### Written exercise
Retype only what runs from the beginning of the data through the line with "plt.rcParams['font.family'] = ['Lato', 'DejaVu"; please omit the pictures and keep every line exact.
######
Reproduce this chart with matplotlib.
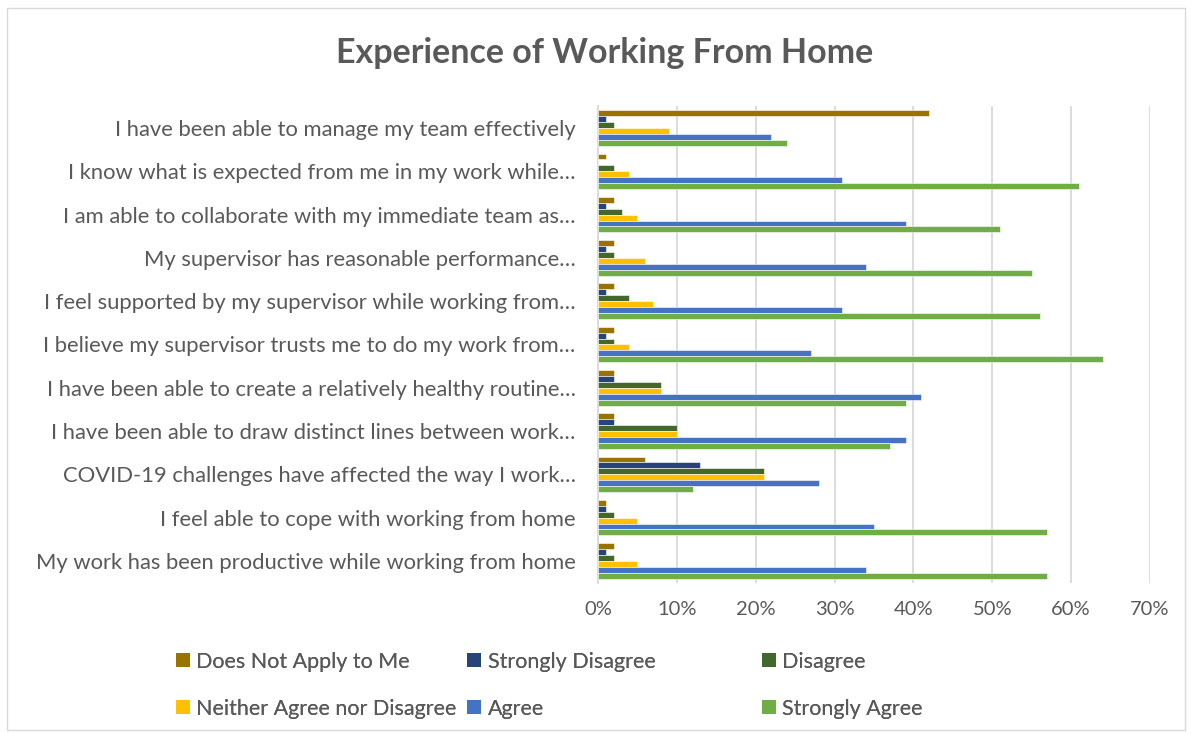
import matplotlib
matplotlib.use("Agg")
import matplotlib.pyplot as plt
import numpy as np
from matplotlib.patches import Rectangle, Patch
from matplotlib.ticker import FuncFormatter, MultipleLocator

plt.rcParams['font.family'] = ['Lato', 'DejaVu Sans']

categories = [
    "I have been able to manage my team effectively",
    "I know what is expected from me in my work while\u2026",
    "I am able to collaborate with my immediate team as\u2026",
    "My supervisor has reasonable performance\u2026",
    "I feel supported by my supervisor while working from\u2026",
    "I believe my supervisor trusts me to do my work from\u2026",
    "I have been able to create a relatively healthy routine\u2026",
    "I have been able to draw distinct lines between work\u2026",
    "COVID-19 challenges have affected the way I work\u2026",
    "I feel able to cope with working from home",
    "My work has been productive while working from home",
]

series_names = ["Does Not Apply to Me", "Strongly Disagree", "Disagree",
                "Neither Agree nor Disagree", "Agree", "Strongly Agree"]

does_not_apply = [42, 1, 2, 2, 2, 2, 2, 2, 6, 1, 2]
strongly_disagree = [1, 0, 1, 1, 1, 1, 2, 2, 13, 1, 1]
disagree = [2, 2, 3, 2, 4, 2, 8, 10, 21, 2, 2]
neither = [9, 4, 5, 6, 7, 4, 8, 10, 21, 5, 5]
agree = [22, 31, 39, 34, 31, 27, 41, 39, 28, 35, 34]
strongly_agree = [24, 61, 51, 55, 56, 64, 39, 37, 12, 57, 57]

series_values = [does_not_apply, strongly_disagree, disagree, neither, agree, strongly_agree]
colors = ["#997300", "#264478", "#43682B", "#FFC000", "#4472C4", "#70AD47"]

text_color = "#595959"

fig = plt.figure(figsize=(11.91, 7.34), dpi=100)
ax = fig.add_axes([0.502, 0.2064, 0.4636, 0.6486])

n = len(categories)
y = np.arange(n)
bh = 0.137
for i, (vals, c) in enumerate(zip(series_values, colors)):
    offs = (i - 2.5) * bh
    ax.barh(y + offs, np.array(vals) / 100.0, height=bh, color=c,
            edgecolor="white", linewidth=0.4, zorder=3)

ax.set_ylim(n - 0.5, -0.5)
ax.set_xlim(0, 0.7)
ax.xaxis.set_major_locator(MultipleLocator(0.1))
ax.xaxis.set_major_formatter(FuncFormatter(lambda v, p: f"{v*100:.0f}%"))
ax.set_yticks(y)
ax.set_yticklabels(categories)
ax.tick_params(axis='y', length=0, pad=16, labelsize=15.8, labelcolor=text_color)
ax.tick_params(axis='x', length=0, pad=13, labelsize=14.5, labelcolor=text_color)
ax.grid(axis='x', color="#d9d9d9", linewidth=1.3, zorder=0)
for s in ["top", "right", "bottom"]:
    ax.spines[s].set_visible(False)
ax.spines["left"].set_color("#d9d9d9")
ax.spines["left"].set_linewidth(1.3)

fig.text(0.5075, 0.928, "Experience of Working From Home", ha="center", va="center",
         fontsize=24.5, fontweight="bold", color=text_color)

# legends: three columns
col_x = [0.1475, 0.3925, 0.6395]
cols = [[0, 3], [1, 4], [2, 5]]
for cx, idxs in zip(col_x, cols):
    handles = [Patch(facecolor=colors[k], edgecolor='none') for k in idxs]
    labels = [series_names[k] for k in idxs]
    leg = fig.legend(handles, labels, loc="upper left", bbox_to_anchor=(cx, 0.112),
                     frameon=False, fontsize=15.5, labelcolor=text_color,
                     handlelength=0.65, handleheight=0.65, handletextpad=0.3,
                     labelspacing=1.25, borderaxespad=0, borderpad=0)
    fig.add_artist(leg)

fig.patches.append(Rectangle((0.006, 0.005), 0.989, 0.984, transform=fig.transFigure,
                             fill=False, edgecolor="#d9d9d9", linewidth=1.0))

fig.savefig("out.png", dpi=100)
######
### Written reply
Reproduce this chart with matplotlib.
import matplotlib
matplotlib.use("Agg")
import matplotlib.pyplot as plt
import numpy as np
from matplotlib.patches import Rectangle, Patch
from matplotlib.ticker import FuncFormatter, MultipleLocator

plt.rcParams['font.family'] = ['Lato', 'DejaVu Sans']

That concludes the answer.